Der Marburger Politikwissenschaftler Frank Deppe legt mit "Sozialismus. Geburt und Aufschwung – Widersprüche und Niedergang – Perspektiven" eine bilanzierende Stellungnahme persönlichen wie politischen Zuschnitts vor. So faktenreich und informativ das Buch ist, so ist es doch von einer Ökonomiezentriertheit durchzogen, welche dann demokratischen und menschenrechtlichen Defiziten im "real existierenden Sozialismus" nur einen geringen Stellenwert zuschreibt.
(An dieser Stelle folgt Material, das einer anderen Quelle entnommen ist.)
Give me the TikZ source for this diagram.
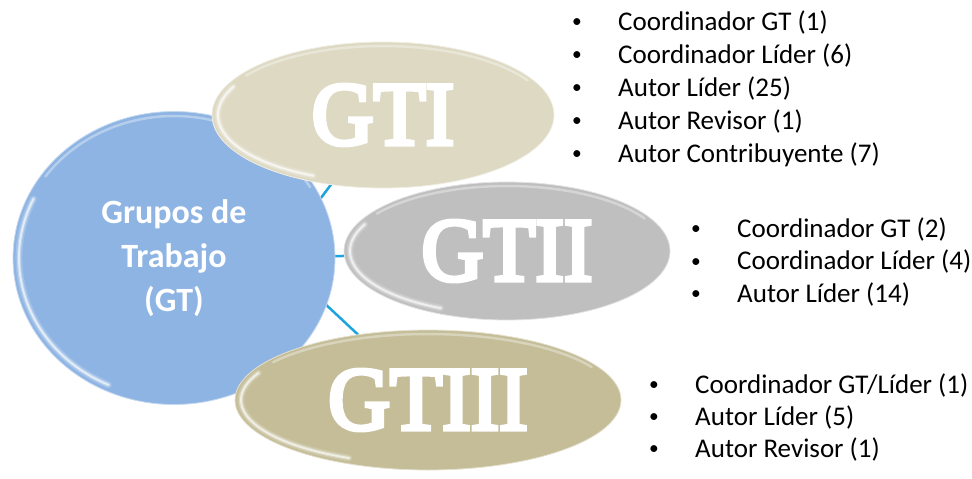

"Der Arbeiter-Adorno" wurde Frank Deppe zu seinem 80. Geburtstag von "Jacobin" genannt. Die deutsche Ausgabe des US-amerikanischen sozialistischen Magazins interviewte auch den Marburger Politikwissenschaftler, der zu den bedeutendsten Abendroth-Schülern zählt. Affirmativ betrachtet vertritt er daher eine an der Arbeiterbewegung ausgerichtete Sozialismuskonzeption. Kritisch kommentiert mündete diese in einer positiven Einstellung gegenüber dem früheren "real existierenden Sozialismus". Auch wenn Deppe damit der DKP nahestand, so sank er nie auf deren Niveau marxistisch-leninistischer Plattheiten. Als eine Art Bilanz legte Deppe jetzt eine Monographie "Sozialismus" vor, worin es um "Geburt und Aufschwung – Widersprüche und Niedergang – Perspektiven" entsprechend des Untertitels gehen soll. Um es gleich vorab zur Einordnung zu sagen: Der Autor breitet darin sein jahrzehntelang erworbenes Wissen aus. Und genau dies macht das Buch bezogen auf Deppe selbst wie das Sozialismus-Thema relevant. Gleichwohl findet man darin auch Einseitigkeiten und Leerstellen, die eine kritische Kommentierung notwendig machen.

Cover

Dies beginnt bereits damit, dass Deppe sich zwar mit dem "Sozialismus"-Verständnis beschäftigt. Eine eigenständige Definition legt er indessen nicht vor, auch eine dazugehörige Typologie vermisst man. Es wäre angesichts der historischen Entwicklung schon wichtig gewesen, inwieweit nicht nur die Ablehnung des Kapitalismus als ökonomisches System und die Negierung des Privatbesitzes von Produktionsmitteln für eine Zuordnung relevant wären. Wie stünde es da um demokratische Beteiligungs- und Entscheidungsmöglichkeiten und individuelle Grund- und Menschenrechte? Diese Aspekte spielen im Buch keine so große Rolle. Man vermisst dabei die klare Aussage dazu, dass Diktaturen das sozialistische Staatsmodell waren und eben diese Ordnungssysteme abzulehnen sind. Auch die jeweiligen Repressionsmaßnahmen bilden kein relevantes Thema. Dafür durchziehen die Ausführungen zwar immer wieder berechtigte Einwände, die auf die sozialen Folgen des Kapitalismus bezogen sind und dabei auf einschlägige politische und soziale Widersprüche verweisen.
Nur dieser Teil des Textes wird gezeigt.